木村元彦『すべての「笑い」はドキュメンタリーである』

どうも、政宗です。
今年の正月に「今年こそブログ更新を頑張ります」とか書いておきながら、半年間何も書かなかったという体たらく。申し訳ありません。できれば毎日更新したい気持ちでおりますが、まあ、ぼちぼちマイペースでやっていきます。


そんなわけで、今日は最近読んだ本から、こちらをご紹介します。

すべての「笑い」はドキュメンタリーである

すべての「笑い」はドキュメンタリーである


80年代に関西で放送していた人気番組「突然ガバチョ!」。スタジオ内で笑った観客が筋肉ムキムキの男たちによって強制的に退場させられる「TVにらめっこ」などで人気を博した番組だ(そして実はこのコーナーこそ、年末恒例の「笑ってはいけない」シリーズの元ネタでもある)。この番組ではラストに生放送のパート「突然生放送」があった。生放送という台本のないドラマを面白がったわけだ。このコーナーの企画会議でなかなかアイデアが出てこなかった時、たまたま会社見学にきていた制作会社の新人がいきなり面白いネタを提案し、すぐに採用された。それが倉本美津留のTV初企画だった。やがて倉本はADから放送作家に転向し、これまた関西のお化け番組だった「夜はクネクネ」(原田伸郎角淳一が街をぶらぶらして一般人にインタビューして歩くだけの番組)に携わった。倉本美津留の企画の面白さこそ、ドキュメンタリー性にあった。

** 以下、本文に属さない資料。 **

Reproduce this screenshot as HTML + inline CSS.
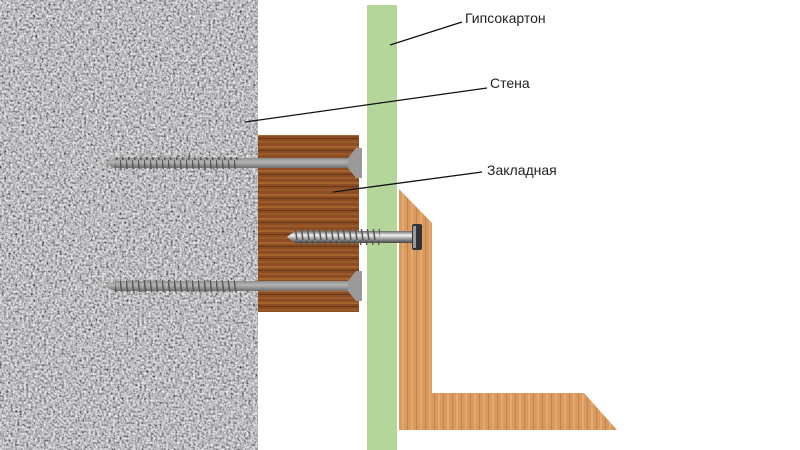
<!DOCTYPE html>
<html><head><meta charset="utf-8"><style>
html,body{margin:0;padding:0;background:#fff;}
svg{display:block}
text{font-family:"Liberation Sans",sans-serif;font-size:14px;fill:#222}
</style></head><body>
<svg width="800" height="450" viewBox="0 0 800 450" xmlns="http://www.w3.org/2000/svg">
<defs>
<filter id="gran" x="0" y="0" width="100%" height="100%">
<feTurbulence type="fractalNoise" baseFrequency="0.45" numOctaves="2" seed="3"/>
<feColorMatrix type="matrix" values="1.6 0 0 0 -0.3  1.6 0 0 0 -0.3  1.6 0 0 0 -0.28  0 0 0 0 1"/>
</filter>
<pattern id="wood" width="100" height="12" patternUnits="userSpaceOnUse">
<rect width="100" height="12" fill="#8b4d24"/>
<rect y="2" width="100" height="2" fill="#a8642f"/>
<rect y="6" width="100" height="1" fill="#6a3616"/>
<rect y="9" width="100" height="2" fill="#9a5a2a"/>
</pattern>
<pattern id="oak" width="9" height="40" patternUnits="userSpaceOnUse">
<rect width="9" height="40" fill="#d99a60"/>
<rect x="2" width="1" height="40" fill="#c7834a"/>
<rect x="6" width="2" height="40" fill="#e2aa72"/>
</pattern>
<linearGradient id="steel" x1="0" y1="0" x2="0" y2="1">
<stop offset="0" stop-color="#8d8d8d"/><stop offset="0.4" stop-color="#b5b5b5"/><stop offset="1" stop-color="#6e6e6e"/>
</linearGradient>
<linearGradient id="chrome" x1="0" y1="0" x2="0" y2="1">
<stop offset="0" stop-color="#666"/><stop offset="0.35" stop-color="#f2f2f2"/><stop offset="0.6" stop-color="#aaa"/><stop offset="1" stop-color="#444"/>
</linearGradient>
<pattern id="thread" width="6" height="20" patternUnits="userSpaceOnUse">
<rect width="6" height="20" fill="none"/><line x1="0" y1="0" x2="3" y2="20" stroke="#555" stroke-width="1.5"/>
</pattern>
</defs>
<rect x="0" y="0" width="258" height="450" fill="#bcbcbc"/>
<rect x="0" y="0" width="258" height="450" filter="url(#gran)" opacity="0.8"/>
<rect x="367" y="5" width="30" height="445" fill="#b5d69a"/>
<rect x="258" y="135" width="101" height="177" fill="url(#wood)"/>
<polygon points="399,189 432,223 432,393 584,393 617,430 399,430" fill="url(#oak)"/>
<g>
<polygon points="103,163 115,158 350,158 350,168 115,168" fill="url(#steel)"/>
<rect x="115" y="157" width="125" height="12" fill="url(#thread)"/>
<polygon points="348,158 356,148 362,148 362,178 356,178 348,168" fill="#9a9a9a"/>
<polygon points="103,286 115,281 350,281 350,291 115,291" fill="url(#steel)"/>
<rect x="115" y="280" width="125" height="12" fill="url(#thread)"/>
<polygon points="348,281 356,271 362,271 362,301 356,301 348,291" fill="#9a9a9a"/>
</g>
<g>
<polygon points="287,237 295,231 412,231 412,243 295,243" fill="url(#chrome)"/>
<rect x="295" y="229" width="85" height="16" fill="url(#thread)"/>
<rect x="412" y="224" width="10" height="26" rx="2" fill="#333"/>
<rect x="413" y="226" width="3" height="22" fill="#999"/>
</g>
<g stroke="#111" stroke-width="1.3">
<line x1="390" y1="45" x2="462" y2="22"/>
<line x1="245" y1="122" x2="487" y2="88"/>
<line x1="333" y1="192" x2="482" y2="172"/>
</g>
<text x="465" y="23">Гипсокартон</text>
<text x="490" y="88">Стена</text>
<text x="487" y="175">Закладная</text>
</svg>
</body></html>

EXテレビ」では上岡龍太郎島田紳助がやっていた火曜日を担当。視聴率をテーマにした回では、「視聴率調査機のある2600世帯だけにおくる限定番組」と銘打ち、放送後にNHK教育の「砂嵐」を見てもらって視聴率を出そう、という実験を行い、見事に「砂嵐」に対して2%の視聴率を叩き出した。局の上司からもビデオリサーチからも怒られた企画だったが、日本民間放送連盟賞のテレビ娯楽部門最優秀賞を受賞した。


番組中に上岡龍太郎が激怒してスタジオを去っても、その展開とその後を全部見せることによって企画として成立させた。番組制作に携わるスタッフを不要だと思う人間から一人ずつ帰らせていって、放送事故になったら負け、という「テレビスタッフ山崩し」など、ドキュメンタリーをそのままバラエティに昇華させたのが倉本美津留の真骨頂であった。現在の「漫勉」も倉本と浦沢直樹との企画である。


本書『すべての「笑い」はドキュメンタリーである』は、倉本美津留というTV界の天才の業績を追ったノンフィクションだ。


こういう内容の本を書いたのが、あの『オシムの言葉』や、最近話題の『徳は孤ならず』の著者、木村元彦さんだということを信じてくれる人は、一体どのくらいいるのだろう。しかも『徳は孤ならず』とほぼ同時期の出版である。


そういえば、『徳は孤ならず』の主人公、今西和男さんと、『すべての「笑い」はドキュメンタリーである』の主人公、倉本美津留さんには、共通点がひとつある。二人とも、広島県出身ということだ。